After a victim becomes isolated by his or her abuser, having outside support can be key to recovery, but the shame that often surrounds victims of abuse will hinder them from seeking help.
The KRC Research survey showed that 34 percent of the women interviewed said they’d be too embarrassed to tell family or friends about having been abused. Walsh has several suggestions for a person who suspects that someone they know is being abused physically or emotionally by a partner.
Walsh says the first thing a friend needs to do is get educated and know what’s available in case the victim comes to them looking for an out.
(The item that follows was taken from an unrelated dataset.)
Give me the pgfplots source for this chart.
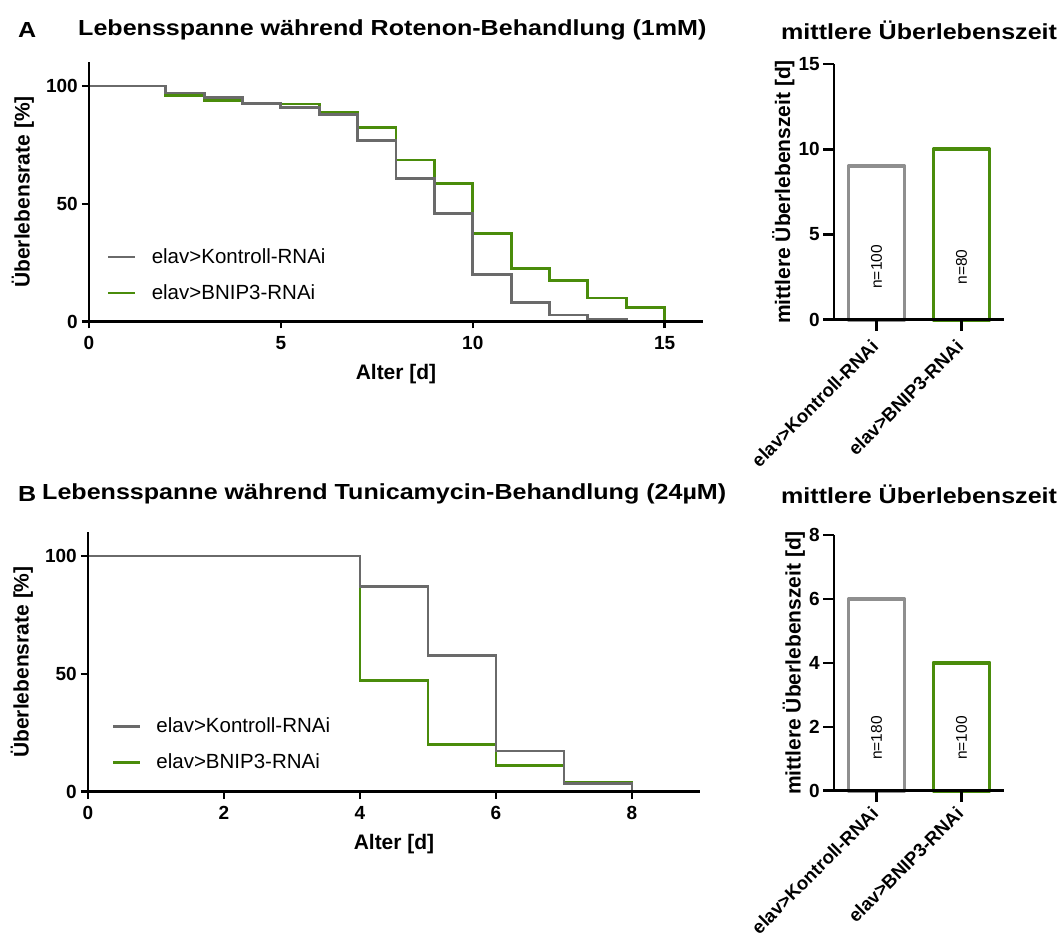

Second, Walsh says that pushing the victim to leave by saying, “You have to leave,” or “He’s horrible” will get no results. Instead, those looking to support victims should say, “I’m worried for your safety. I’m here to support you and you don’t deserve this.”
“It takes victims lots and lots of time to come forward, and they need to work it through in their head that there’s no reason to be ashamed,” Walsh says. “Very often, all they hear from their abuser is that they’re crazy. If that’s what he’s been telling you, you might think that you are, and you’re not going to talk to anyone because you’re ‘crazy,’ right?”
Finally, and most importantly, Walsh says it is important to believe a victim’s story. She says it is especially hard for men who have been victims to come forward because there is an added stigma. Men are supposed to be strong, she says, and there is something wrong with a man if he is being abused.